--- Begin ---

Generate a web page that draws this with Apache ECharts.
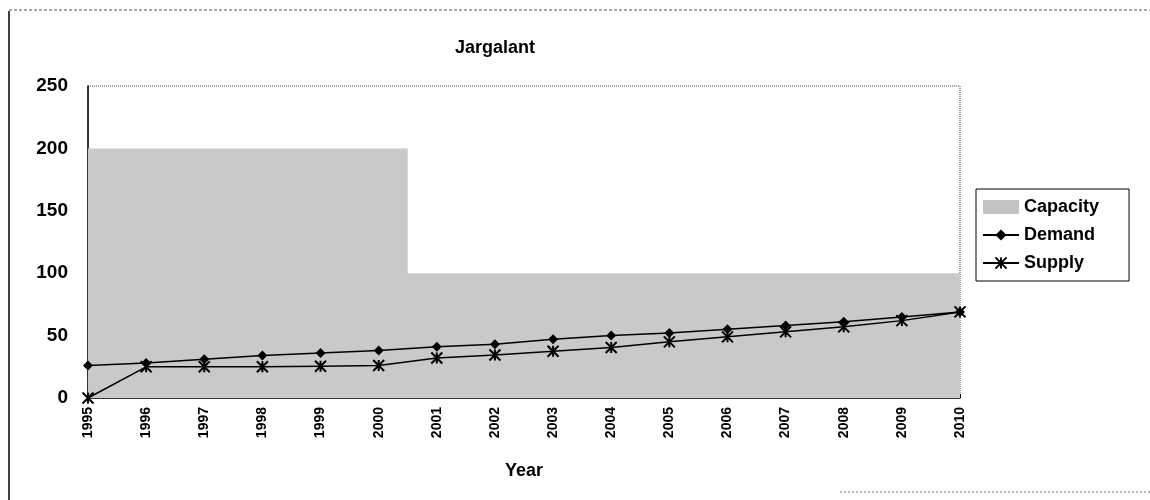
<!DOCTYPE html>
<html>
<head>
<meta charset="utf-8">
<script src="https://cdn.jsdelivr.net/npm/echarts@6/dist/echarts.min.js"></script>
<style>
  html, body { margin: 0; padding: 0; background: #fff; }
  #chart { width: 1150px; height: 500px; }
</style>
</head>
<body>
<div id="chart"></div>
<script>
// data
const years = ['1995', '1996', '1997', '1998', '1999', '2000', '2001', '2002',
  '2003', '2004', '2005', '2006', '2007', '2008', '2009', '2010']
const capacity = [200, 200, 200, 200, 200, 200, 100, 100, 100, 100, 100, 100, 100, 100, 100, 100]
const demand = [26, 28, 31, 34, 36, 38, 41, 43, 47, 50, 52, 55, 58, 61, 65, 69]
const supply = [0, 25, 25, 25, 25.5, 26, 32, 34.5, 37.5, 40.5, 45, 49, 53, 57, 62, 69]

const font = 'Arial, "Liberation Sans", sans-serif'
const narrow = '"Liberation Sans Narrow", Arial, sans-serif'
const starPath = 'path://M0,0L10,10M10,0L0,10M5,0L5,10'

const chart = echarts.init(document.getElementById('chart'))
chart.setOption({
  animation: false,
  backgroundColor: '#fff',
  title: {
    text: 'Jargalant',
    left: 490,
    textAlign: 'center',
    top: 34,
    textStyle: { fontFamily: narrow, fontSize: 18, fontWeight: 'bold', color: '#000' }
  },
  legend: {
    orient: 'vertical',
    left: 976,
    top: 189,
    padding: [9, 30, 9, 6],
    itemGap: 10,
    itemWidth: 36,
    itemHeight: 14,
    borderColor: '#000',
    borderWidth: 1,
    textStyle: { fontFamily: font, fontSize: 18, fontWeight: 'bold', color: '#000' },
    data: [
      { name: 'Capacity', icon: 'rect' },
      { name: 'Demand' },
      { name: 'Supply' }
    ]
  },
  grid: {
    left: 88,
    right: 190,
    top: 86,
    bottom: 102,
    show: true,
    borderColor: '#444',
    borderWidth: 1,
    borderType: 'dotted'
  },
  xAxis: {
    type: 'category',
    data: years,
    boundaryGap: false,
    name: 'Year',
    nameLocation: 'middle',
    nameGap: 64,
    nameTextStyle: { fontFamily: narrow, fontSize: 18, fontWeight: 'bold', color: '#000' },
    axisLine: { lineStyle: { color: '#000', width: 1.5 } },
    axisTick: { inside: true, length: 4, lineStyle: { color: '#000' } },
    axisLabel: { rotate: 90, fontFamily: font, fontSize: 14, fontWeight: 'bold', color: '#000', margin: 9 },
    splitLine: { show: false }
  },
  yAxis: {
    type: 'value',
    min: 0,
    max: 250,
    interval: 50,
    axisLine: { show: true, lineStyle: { color: '#000', width: 1.5 } },
    axisTick: { show: false },
    axisLabel: { fontFamily: font, fontSize: 19, fontWeight: 'bold', color: '#000', margin: 20 },
    splitLine: { show: false }
  },
  graphic: [
    { type: 'line', shape: { x1: 9, y1: 11, x2: 9, y2: 500 }, style: { stroke: '#000', lineWidth: 1.5 } },
    { type: 'line', shape: { x1: 9, y1: 10, x2: 1150, y2: 10 }, style: { stroke: '#555', lineWidth: 1, lineDash: [3, 2] } },
    { type: 'line', shape: { x1: 840, y1: 492, x2: 1150, y2: 492 }, style: { stroke: '#777', lineWidth: 1, lineDash: [2, 2] } }
  ],
  series: [
    {
      name: 'Capacity',
      type: 'line',
      step: 'middle',
      data: capacity,
      symbol: 'none',
      lineStyle: { width: 0, color: '#c4c4c4' },
      itemStyle: { color: '#c4c4c4' },
      areaStyle: { color: '#c9c9c9', opacity: 1 },
      z: 1
    },
    {
      name: 'Demand',
      type: 'line',
      data: demand,
      symbol: 'diamond',
      symbolSize: 10,
      lineStyle: { color: '#000', width: 1.5 },
      itemStyle: { color: '#000' },
      z: 3
    },
    {
      name: 'Supply',
      type: 'line',
      data: supply,
      symbol: starPath,
      symbolSize: 11,
      lineStyle: { color: '#000', width: 1.5 },
      itemStyle: { color: '#000', borderColor: '#000', borderWidth: 2 },
      z: 4
    }
  ]
})
</script>
</body>
</html>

--- End ---

== PROBLEM DESCRIPTION ==
Give back exactly the lines from the first line of the data through the line with "const starPath = 'path://M0,0L10,10M10,0L0,10M5,0L5,10'", pictures excluded.

== EXERCISE OUTPUT ==
Generate a web page that draws this with Apache ECharts.
<!DOCTYPE html>
<html>
<head>
<meta charset="utf-8">
<script src="https://cdn.jsdelivr.net/npm/echarts@6/dist/echarts.min.js"></script>
<style>
  html, body { margin: 0; padding: 0; background: #fff; }
  #chart { width: 1150px; height: 500px; }
</style>
</head>
<body>
<div id="chart"></div>
<script>
// data
const years = ['1995', '1996', '1997', '1998', '1999', '2000', '2001', '2002',
  '2003', '2004', '2005', '2006', '2007', '2008', '2009', '2010']
const capacity = [200, 200, 200, 200, 200, 200, 100, 100, 100, 100, 100, 100, 100, 100, 100, 100]
const demand = [26, 28, 31, 34, 36, 38, 41, 43, 47, 50, 52, 55, 58, 61, 65, 69]
const supply = [0, 25, 25, 25, 25.5, 26, 32, 34.5, 37.5, 40.5, 45, 49, 53, 57, 62, 69]

const font = 'Arial, "Liberation Sans", sans-serif'
const narrow = '"Liberation Sans Narrow", Arial, sans-serif'
const starPath = 'path://M0,0L10,10M10,0L0,10M5,0L5,10'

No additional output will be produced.